Your task:
Skip every picture, and extract verbatim the lines from the line containing "Clone this diagram in TikZ." to the line containing "(0,0) rectangle (790,10);", both lines included.

- - - - -

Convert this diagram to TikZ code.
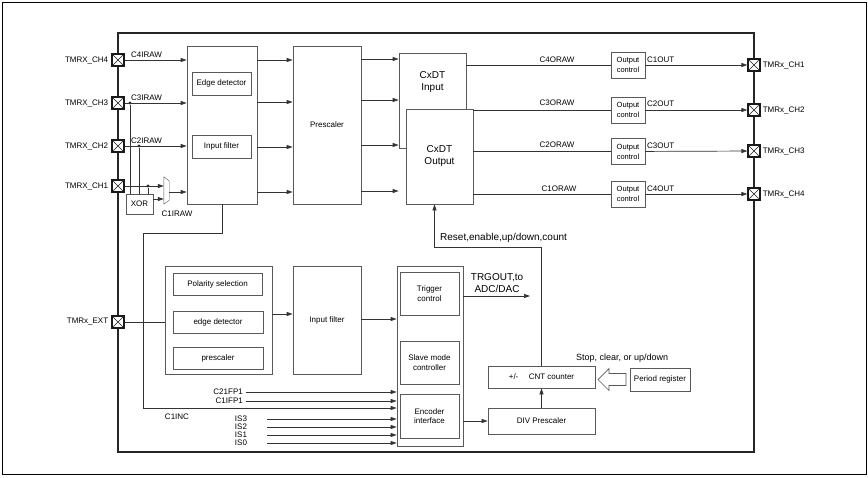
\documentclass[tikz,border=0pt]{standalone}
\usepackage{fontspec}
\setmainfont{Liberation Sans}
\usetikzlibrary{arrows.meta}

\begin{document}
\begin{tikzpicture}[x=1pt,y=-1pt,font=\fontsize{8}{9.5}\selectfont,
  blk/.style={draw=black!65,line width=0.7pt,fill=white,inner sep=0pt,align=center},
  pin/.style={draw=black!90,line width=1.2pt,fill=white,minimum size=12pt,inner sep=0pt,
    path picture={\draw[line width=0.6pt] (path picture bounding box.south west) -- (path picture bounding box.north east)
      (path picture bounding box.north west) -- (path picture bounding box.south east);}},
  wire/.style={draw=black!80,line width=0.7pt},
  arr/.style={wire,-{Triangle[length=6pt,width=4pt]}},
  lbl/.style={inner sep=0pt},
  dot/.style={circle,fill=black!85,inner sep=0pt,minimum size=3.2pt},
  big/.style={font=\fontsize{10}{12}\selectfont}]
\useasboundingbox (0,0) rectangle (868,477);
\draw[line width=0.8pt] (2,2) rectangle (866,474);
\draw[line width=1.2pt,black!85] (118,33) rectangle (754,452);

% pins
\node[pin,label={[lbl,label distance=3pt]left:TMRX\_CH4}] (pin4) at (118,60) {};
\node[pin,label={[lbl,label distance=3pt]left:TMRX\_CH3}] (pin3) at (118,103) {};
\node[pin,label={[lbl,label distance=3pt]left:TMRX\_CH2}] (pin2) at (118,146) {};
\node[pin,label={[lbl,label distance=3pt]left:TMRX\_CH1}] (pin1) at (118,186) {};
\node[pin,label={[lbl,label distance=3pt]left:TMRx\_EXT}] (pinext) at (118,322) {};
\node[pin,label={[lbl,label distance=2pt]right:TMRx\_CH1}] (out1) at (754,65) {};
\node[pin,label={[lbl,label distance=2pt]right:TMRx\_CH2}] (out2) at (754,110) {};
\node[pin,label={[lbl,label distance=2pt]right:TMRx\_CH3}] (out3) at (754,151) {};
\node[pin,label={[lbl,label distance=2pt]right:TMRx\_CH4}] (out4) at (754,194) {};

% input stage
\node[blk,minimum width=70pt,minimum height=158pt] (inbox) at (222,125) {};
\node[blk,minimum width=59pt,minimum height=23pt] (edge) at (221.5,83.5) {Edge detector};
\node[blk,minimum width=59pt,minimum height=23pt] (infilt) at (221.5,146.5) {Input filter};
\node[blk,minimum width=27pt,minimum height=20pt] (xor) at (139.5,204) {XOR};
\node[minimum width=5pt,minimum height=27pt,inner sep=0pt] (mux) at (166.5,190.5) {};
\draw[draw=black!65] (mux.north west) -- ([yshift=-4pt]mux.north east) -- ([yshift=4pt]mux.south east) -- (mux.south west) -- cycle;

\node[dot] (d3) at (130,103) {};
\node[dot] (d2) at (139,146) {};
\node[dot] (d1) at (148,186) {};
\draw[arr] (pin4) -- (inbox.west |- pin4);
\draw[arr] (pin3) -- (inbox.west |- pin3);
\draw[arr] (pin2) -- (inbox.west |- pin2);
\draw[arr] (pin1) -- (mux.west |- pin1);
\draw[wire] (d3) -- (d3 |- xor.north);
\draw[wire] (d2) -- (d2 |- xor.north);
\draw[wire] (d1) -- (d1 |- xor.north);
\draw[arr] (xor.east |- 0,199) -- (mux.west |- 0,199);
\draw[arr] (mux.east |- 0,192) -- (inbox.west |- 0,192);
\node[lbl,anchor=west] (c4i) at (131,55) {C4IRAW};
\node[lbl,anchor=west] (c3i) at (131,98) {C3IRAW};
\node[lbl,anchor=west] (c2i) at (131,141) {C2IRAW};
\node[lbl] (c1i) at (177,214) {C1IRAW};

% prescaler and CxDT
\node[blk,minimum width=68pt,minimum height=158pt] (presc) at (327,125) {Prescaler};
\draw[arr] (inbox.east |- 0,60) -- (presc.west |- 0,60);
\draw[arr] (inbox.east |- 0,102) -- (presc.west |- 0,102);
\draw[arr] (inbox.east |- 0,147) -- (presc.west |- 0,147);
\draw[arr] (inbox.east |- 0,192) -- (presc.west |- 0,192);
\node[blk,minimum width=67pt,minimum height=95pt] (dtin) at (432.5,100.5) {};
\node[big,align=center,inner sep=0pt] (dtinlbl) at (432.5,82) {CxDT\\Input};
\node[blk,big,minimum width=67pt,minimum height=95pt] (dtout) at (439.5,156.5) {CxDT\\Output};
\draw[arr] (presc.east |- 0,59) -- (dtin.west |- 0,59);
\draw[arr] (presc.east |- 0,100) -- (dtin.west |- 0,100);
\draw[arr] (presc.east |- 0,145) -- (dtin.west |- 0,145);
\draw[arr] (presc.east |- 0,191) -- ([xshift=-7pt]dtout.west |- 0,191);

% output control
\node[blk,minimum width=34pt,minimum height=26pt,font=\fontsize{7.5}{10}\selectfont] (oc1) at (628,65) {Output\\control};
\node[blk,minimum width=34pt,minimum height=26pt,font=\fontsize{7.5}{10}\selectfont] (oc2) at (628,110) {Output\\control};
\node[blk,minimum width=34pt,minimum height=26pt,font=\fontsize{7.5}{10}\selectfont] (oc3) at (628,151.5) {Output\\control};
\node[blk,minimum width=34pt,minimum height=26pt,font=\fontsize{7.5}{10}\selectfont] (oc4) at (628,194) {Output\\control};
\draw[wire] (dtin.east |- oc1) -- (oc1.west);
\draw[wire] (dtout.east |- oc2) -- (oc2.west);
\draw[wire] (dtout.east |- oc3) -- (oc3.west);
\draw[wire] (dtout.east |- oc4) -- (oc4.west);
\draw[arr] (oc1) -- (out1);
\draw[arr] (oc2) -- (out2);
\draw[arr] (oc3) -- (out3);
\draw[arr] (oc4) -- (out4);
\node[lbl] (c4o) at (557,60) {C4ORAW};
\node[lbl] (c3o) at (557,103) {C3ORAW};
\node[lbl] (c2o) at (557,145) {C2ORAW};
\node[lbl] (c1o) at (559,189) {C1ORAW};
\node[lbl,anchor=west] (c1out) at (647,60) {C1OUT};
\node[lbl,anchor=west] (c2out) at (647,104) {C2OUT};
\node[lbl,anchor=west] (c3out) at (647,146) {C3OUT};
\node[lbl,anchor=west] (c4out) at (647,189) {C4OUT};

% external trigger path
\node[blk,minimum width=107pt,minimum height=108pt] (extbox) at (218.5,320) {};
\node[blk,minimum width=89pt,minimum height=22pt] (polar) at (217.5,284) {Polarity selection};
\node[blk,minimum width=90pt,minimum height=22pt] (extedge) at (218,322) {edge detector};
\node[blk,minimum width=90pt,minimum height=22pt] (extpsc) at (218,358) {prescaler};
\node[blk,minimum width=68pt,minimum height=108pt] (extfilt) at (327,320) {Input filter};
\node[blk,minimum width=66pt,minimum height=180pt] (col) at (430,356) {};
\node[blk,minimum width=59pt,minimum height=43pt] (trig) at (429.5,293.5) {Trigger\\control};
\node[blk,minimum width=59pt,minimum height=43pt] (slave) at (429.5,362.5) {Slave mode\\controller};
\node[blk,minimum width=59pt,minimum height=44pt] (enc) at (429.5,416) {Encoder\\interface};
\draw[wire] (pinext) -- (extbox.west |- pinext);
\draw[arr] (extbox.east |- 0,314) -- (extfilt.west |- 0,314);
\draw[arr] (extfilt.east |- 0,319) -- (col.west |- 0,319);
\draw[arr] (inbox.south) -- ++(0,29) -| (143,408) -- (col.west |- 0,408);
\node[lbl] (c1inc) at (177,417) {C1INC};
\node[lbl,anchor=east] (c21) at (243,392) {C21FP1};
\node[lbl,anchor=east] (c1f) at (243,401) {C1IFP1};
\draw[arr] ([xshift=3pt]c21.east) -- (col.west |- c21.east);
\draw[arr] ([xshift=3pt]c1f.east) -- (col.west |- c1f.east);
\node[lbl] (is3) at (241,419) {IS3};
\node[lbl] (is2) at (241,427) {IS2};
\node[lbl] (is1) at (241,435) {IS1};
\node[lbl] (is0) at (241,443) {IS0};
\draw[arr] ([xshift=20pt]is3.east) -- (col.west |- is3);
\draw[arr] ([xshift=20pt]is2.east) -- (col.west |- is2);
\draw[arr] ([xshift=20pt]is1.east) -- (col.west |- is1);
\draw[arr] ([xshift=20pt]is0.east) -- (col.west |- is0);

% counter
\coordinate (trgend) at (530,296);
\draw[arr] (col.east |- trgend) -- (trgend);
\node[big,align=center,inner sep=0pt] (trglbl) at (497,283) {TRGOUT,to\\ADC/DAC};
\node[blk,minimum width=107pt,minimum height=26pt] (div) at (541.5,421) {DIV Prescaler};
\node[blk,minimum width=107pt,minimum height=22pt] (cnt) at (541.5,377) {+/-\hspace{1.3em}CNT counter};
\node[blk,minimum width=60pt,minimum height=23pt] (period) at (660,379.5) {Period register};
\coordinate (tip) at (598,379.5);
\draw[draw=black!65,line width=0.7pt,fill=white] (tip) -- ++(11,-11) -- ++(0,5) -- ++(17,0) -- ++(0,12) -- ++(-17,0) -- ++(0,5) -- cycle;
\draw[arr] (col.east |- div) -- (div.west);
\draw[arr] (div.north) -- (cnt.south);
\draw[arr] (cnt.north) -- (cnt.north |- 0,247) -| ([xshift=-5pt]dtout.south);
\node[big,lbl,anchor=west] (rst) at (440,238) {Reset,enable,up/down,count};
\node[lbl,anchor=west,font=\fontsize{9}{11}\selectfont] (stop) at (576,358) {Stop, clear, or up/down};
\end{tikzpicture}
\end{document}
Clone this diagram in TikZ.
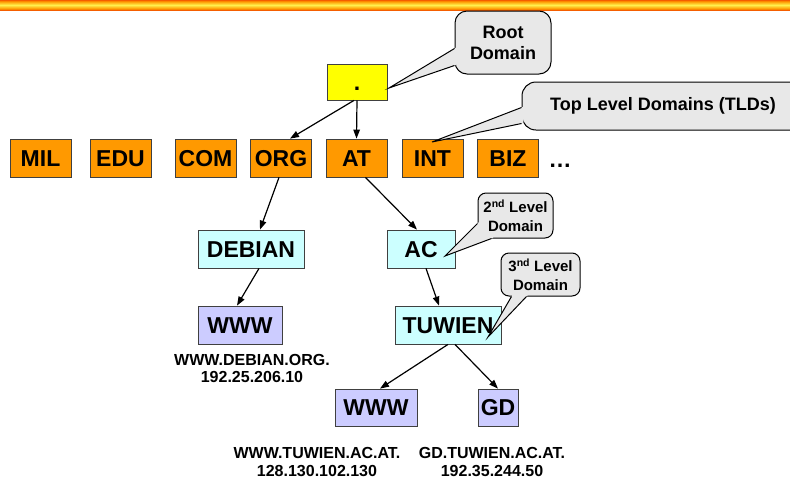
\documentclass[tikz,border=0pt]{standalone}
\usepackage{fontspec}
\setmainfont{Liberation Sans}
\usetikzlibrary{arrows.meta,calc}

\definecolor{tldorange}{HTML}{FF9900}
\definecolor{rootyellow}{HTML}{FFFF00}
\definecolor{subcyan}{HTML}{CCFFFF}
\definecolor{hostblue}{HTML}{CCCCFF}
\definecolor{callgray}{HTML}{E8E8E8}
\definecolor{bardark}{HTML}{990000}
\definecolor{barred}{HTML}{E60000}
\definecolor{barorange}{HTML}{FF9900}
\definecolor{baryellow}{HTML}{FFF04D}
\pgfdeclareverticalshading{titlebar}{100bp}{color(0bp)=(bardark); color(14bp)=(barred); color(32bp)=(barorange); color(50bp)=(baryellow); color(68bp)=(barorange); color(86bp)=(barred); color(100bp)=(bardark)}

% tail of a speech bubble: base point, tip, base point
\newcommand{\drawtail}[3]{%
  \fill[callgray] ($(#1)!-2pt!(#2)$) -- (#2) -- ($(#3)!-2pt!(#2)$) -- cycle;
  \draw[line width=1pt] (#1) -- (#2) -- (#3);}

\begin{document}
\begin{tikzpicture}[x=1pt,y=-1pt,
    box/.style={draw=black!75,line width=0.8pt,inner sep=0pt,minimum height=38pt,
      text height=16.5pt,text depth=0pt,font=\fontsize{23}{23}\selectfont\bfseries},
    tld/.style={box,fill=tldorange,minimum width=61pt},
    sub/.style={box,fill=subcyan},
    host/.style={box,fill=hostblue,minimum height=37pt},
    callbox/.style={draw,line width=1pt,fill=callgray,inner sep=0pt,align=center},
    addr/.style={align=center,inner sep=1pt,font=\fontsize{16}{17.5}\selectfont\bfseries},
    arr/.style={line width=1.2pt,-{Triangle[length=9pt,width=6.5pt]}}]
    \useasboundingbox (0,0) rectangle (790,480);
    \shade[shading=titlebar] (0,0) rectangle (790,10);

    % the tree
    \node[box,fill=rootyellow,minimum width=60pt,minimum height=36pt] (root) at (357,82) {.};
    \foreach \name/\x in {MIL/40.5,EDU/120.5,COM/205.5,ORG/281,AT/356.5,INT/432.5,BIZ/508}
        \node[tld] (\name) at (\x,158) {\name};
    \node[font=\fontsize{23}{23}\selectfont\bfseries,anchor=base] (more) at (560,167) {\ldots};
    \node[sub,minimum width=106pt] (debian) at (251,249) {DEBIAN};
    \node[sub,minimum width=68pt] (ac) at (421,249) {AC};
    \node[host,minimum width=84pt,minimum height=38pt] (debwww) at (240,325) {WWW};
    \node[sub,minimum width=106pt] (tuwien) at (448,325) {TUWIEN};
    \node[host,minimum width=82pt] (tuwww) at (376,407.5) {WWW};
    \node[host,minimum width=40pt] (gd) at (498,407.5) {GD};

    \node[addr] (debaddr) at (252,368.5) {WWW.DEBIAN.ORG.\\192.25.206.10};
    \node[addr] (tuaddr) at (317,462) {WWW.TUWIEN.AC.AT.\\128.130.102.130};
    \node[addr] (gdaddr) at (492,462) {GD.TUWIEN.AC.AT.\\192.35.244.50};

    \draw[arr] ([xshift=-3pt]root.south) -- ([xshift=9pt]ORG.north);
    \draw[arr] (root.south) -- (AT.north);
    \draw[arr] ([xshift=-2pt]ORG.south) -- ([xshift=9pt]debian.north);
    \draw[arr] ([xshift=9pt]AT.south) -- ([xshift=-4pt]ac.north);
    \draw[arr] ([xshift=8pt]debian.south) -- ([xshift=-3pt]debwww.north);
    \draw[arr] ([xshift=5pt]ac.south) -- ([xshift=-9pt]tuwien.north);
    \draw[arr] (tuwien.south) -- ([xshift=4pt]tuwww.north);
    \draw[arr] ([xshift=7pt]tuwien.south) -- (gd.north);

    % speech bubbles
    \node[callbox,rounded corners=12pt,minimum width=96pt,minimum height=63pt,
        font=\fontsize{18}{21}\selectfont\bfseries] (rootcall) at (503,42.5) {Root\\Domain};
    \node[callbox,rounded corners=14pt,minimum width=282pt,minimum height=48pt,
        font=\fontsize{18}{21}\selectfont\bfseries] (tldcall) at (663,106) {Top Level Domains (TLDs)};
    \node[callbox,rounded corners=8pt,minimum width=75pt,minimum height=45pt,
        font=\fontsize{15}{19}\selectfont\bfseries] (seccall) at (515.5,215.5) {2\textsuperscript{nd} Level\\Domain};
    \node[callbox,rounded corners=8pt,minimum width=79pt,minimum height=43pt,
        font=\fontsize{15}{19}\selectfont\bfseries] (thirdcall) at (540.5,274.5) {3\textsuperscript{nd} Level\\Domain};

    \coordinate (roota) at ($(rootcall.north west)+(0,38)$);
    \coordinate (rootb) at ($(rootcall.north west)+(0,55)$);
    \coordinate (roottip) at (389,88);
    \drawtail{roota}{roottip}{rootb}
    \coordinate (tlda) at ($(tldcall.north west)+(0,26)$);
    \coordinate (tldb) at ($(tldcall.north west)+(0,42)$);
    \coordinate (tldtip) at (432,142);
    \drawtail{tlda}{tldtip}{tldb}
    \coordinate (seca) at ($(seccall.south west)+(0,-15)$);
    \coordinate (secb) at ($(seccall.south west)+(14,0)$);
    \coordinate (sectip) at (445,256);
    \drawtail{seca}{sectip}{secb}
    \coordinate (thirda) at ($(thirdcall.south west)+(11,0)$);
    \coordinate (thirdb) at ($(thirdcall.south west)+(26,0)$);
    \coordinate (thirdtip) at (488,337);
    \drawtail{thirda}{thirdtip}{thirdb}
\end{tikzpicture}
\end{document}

- - - - -

Exercise response:
Clone this diagram in TikZ.
\documentclass[tikz,border=0pt]{standalone}
\usepackage{fontspec}
\setmainfont{Liberation Sans}
\usetikzlibrary{arrows.meta,calc}

\definecolor{tldorange}{HTML}{FF9900}
\definecolor{rootyellow}{HTML}{FFFF00}
\definecolor{subcyan}{HTML}{CCFFFF}
\definecolor{hostblue}{HTML}{CCCCFF}
\definecolor{callgray}{HTML}{E8E8E8}
\definecolor{bardark}{HTML}{990000}
\definecolor{barred}{HTML}{E60000}
\definecolor{barorange}{HTML}{FF9900}
\definecolor{baryellow}{HTML}{FFF04D}
\pgfdeclareverticalshading{titlebar}{100bp}{color(0bp)=(bardark); color(14bp)=(barred); color(32bp)=(barorange); color(50bp)=(baryellow); color(68bp)=(barorange); color(86bp)=(barred); color(100bp)=(bardark)}

% tail of a speech bubble: base point, tip, base point
\newcommand{\drawtail}[3]{%
  \fill[callgray] ($(#1)!-2pt!(#2)$) -- (#2) -- ($(#3)!-2pt!(#2)$) -- cycle;
  \draw[line width=1pt] (#1) -- (#2) -- (#3);}

\begin{document}
\begin{tikzpicture}[x=1pt,y=-1pt,
    box/.style={draw=black!75,line width=0.8pt,inner sep=0pt,minimum height=38pt,
      text height=16.5pt,text depth=0pt,font=\fontsize{23}{23}\selectfont\bfseries},
    tld/.style={box,fill=tldorange,minimum width=61pt},
    sub/.style={box,fill=subcyan},
    host/.style={box,fill=hostblue,minimum height=37pt},
    callbox/.style={draw,line width=1pt,fill=callgray,inner sep=0pt,align=center},
    addr/.style={align=center,inner sep=1pt,font=\fontsize{16}{17.5}\selectfont\bfseries},
    arr/.style={line width=1.2pt,-{Triangle[length=9pt,width=6.5pt]}}]
    \useasboundingbox (0,0) rectangle (790,480);
    \shade[shading=titlebar] (0,0) rectangle (790,10);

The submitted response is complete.